Future Developments and Use Cases
Merkle Trees continue to evolve as blockchain and cryptographic research progresses. Some of the future directions where Merkle Trees are expected to play a key role include:
Advanced Scaling Techniques
Technologies like sharding and state channels rely heavily on Merkle Trees to manage and verify distributed pieces of data. As blockchain networks look for solutions to handle larger transaction volumes, Merkle Trees will likely be enhanced and optimized for these tasks.
Zero-Knowledge Proofs and Privacy Solutions
Merkle Trees can also be combined with cryptographic techniques like zero-knowledge proofs to enable private and secure transactions. This could help blockchain systems support both transparency and confidentiality.
Decentralized File Sharing
Merkle Trees will continue to support decentralized storage networks, enabling users to download and verify files in parts rather than as a whole. This will make content delivery more efficient and scalable.
Blockchain Interoperability
For blockchains to communicate securely with each other, they need to validate data from external sources. Merkle Trees can provide a lightweight and secure method for blockchains to share and verify data across platforms.
Conclusion
Merkle Trees are a powerful and foundational concept in blockchain technology. Their cryptographic structure allows secure, efficient, and scalable data verification.
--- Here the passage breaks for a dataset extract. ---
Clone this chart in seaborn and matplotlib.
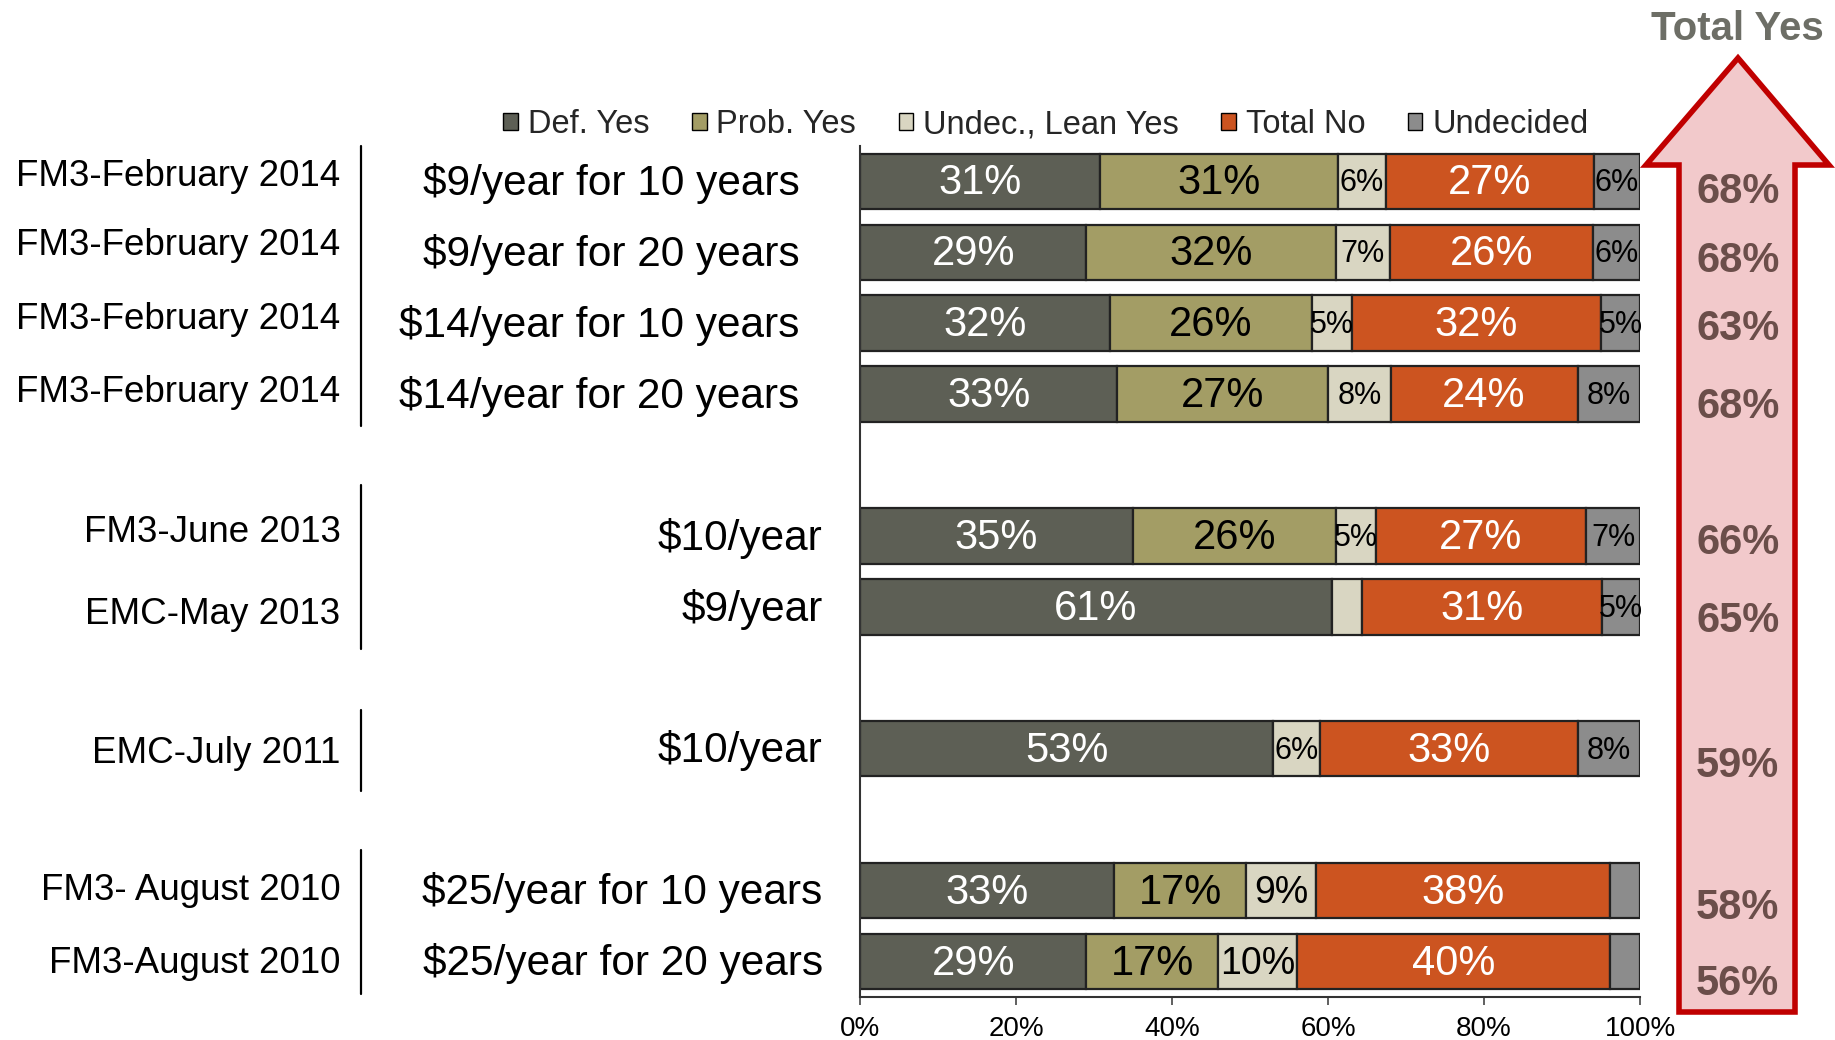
import numpy as np
import pandas as pd
import matplotlib
matplotlib.use("Agg")
import matplotlib.pyplot as plt
import matplotlib.transforms as mtransforms
from matplotlib.patches import Patch, Polygon
import seaborn as sns

# ---------------- data ----------------
dates = ["FM3-February 2014", "FM3-February 2014", "FM3-February 2014", "FM3-February 2014",
         "FM3-June 2013", "EMC-May 2013", "EMC-July 2011", "FM3- August 2010", "FM3-August 2010"]
costs = ["$9/year for 10 years", "$9/year for 20 years", "$14/year for 10 years",
         "$14/year for 20 years", "$10/year", "$9/year", "$10/year",
         "$25/year for 10 years", "$25/year for 20 years"]
rows = [0, 1, 2, 3, 5, 6, 8, 10, 11]

series_names = ["Def. Yes", "Prob. Yes", "Undec., Lean Yes", "Total No", "Undecided"]
def_yes = [30.7, 29.0, 32.0, 33.0, 35.0, 60.5, 53.0, 32.6, 29.0]
prob_yes = [30.6, 32.0, 26.0, 27.0, 26.0, 0.0, 0.0, 16.9, 16.9]
undec_lean = [6.1, 6.9, 5.0, 8.0, 5.1, 3.9, 6.0, 8.9, 10.1]
total_no = [26.7, 26.1, 32.0, 24.0, 27.0, 30.7, 33.0, 37.8, 40.1]
undecided = [5.9, 6.0, 5.0, 8.0, 6.9, 4.9, 8.0, 3.8, 3.9]

def_lbl = ["31%", "29%", "32%", "33%", "35%", "61%", "53%", "33%", "29%"]
prob_lbl = ["31%", "32%", "26%", "27%", "26%", "", "", "17%", "17%"]
undec_lbl = ["6%", "7%", "5%", "8%", "5%", "", "6%", "9%", "10%"]
no_lbl = ["27%", "26%", "32%", "24%", "27%", "31%", "33%", "38%", "40%"]
und_lbl = ["6%", "6%", "5%", "8%", "7%", "5%", "8%", "", ""]

total_yes = ["68%", "68%", "63%", "68%", "66%", "65%", "59%", "58%", "56%"]
x_ticks = [0, 20, 40, 60, 80, 100]
x_tick_labels = ["0%", "20%", "40%", "60%", "80%", "100%"]

# ---------------- style ----------------
colors = ["#5D5F55", "#A39D65", "#D9D6C2", "#CC5420", "#8C8C8C"]
label_colors = ["white", "black", "black", "white", "black"]
label_sizes = [30, 30, 22, 30, 22]
TEXT_DY = 0.03  # small downward nudge for text (data units)

sns.set_theme(style="white")
plt.rcParams["font.family"] = ["Liberation Sans", "DejaVu Sans"]

fig = plt.figure(figsize=(18.35, 10.4), dpi=100)
fig.patch.set_facecolor("white")
ax = fig.add_axes([0.4687, 0.0413, 0.4251, 0.8185])

series = [def_yes, prob_yes, undec_lean, total_no, undecided]
labels = [def_lbl, prob_lbl, undec_lbl, no_lbl, und_lbl]

left = np.zeros(len(rows))
for name, vals, col, lbls, tc, fs in zip(series_names, series, colors, labels,
                                        label_colors, label_sizes):
    df = pd.DataFrame({"row": rows, "val": vals})
    sns.barplot(data=df, x="val", y="row", orient="y", native_scale=True,
                left=left.copy(), color=col, width=0.78, saturation=1,
                edgecolor="#222222", linewidth=1.6, errorbar=None, ax=ax)
    for r, v, l, lab in zip(rows, vals, left, lbls):
        if lab:
            size = fs
            if fs == 22 and v >= 8.5 and name == "Undec., Lean Yes":
                size = 27
            ax.text(l + v / 2, r + TEXT_DY, lab, ha="center", va="center", color=tc,
                    fontsize=size)
    left = left + np.array(vals)

ax.set_xlim(0, 100)
ax.set_ylim(11.5, -0.5)
ax.set_xlabel("")
ax.set_ylabel("")
ax.set_yticks([])
ax.set_xticks(x_ticks)
ax.set_xticklabels(x_tick_labels, fontsize=20, color="black")
ax.tick_params(axis="x", direction="out", length=6, width=1.2, color="#444444",
               bottom=True, pad=8)
for s in ["top", "right"]:
    ax.spines[s].set_visible(False)
for s in ["left", "bottom"]:
    ax.spines[s].set_color("#333333")
    ax.spines[s].set_linewidth(1.5)

# ---------------- left-side labels ----------------
blend = mtransforms.blended_transform_factory(fig.transFigure, ax.transData)
date_offsets = [-0.1, -0.13, -0.08, -0.05, -0.08, 0.08, 0.03, -0.03, 0.0]
cost_right = [0.4356, 0.4356, 0.4356, 0.4356, 0.4483, 0.4483, 0.4483, 0.4483, 0.4483]
for r, d, c, off, cr in zip(rows, dates, costs, date_offsets, cost_right):
    fig.text(0.1856, r + off + TEXT_DY, d, transform=blend, ha="right", va="center",
             fontsize=26.5, color="black")
    fig.text(cr, r + TEXT_DY, c, transform=blend, ha="right", va="center",
             fontsize=30.5, color="black")

# group separator lines (extent in row units)
groups = [(-0.5, 3.45), (4.28, 6.6), (7.45, 8.6), (9.43, 11.45)]
for a, b in groups:
    line = plt.Line2D([0.197, 0.197], [a, b], transform=blend,
                      color="black", linewidth=1.6)
    fig.add_artist(line)

# ---------------- legend ----------------
handles = [Patch(facecolor=c, edgecolor="black", linewidth=1.0) for c in colors]
fig.legend(handles, series_names, loc="center", bbox_to_anchor=(0.570, 0.880),
           bbox_transform=fig.transFigure, ncol=5, frameon=False, fontsize=23.5,
           handlelength=0.45, handleheight=0.45, handletextpad=0.3,
           columnspacing=1.3, borderpad=0)

# ---------------- Total Yes arrow ----------------
H = 1040.0
W = 1835.0
pts_px = [(1738, 58), (1829, 165), (1795, 165), (1795, 1012), (1679, 1012),
          (1679, 165), (1646, 165)]
pts = [(x / W, 1 - y / H) for x, y in pts_px]
arrow = Polygon(pts, closed=True, transform=fig.transFigure, facecolor="#F2C9CB",
                edgecolor="#C00000", linewidth=4, joinstyle="miter")
fig.add_artist(arrow)

fig.text(0.947, 1 - 29 / H, "Total Yes", ha="center", va="center", fontsize=29,
         fontweight="bold", color="#6D6E66")
ty_offsets = [0.12, 0.1, 0.05, 0.15, 0.07, 0.17, 0.21, 0.21, 0.28]
for r, t, off in zip(rows, total_yes, ty_offsets):
    fig.text(0.947, r + off + TEXT_DY, t, transform=blend, ha="center", va="center",
             fontsize=30, fontweight="bold", color="#6B4E4A")

fig.savefig("out.png", dpi=100, facecolor="white")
By enabling transaction integrity, supporting lightweight clients, and reducing computational requirements, they have become essential for the development of modern decentralized systems.
While they do have some limitations, the advantages of Merkle Trees far outweigh their drawbacks. Their integration into blockchain systems has strengthened the core principles of trust, security, and transparency. As blockchain continues to evolve, Merkle Trees will remain central to innovations in data verification and network efficiency.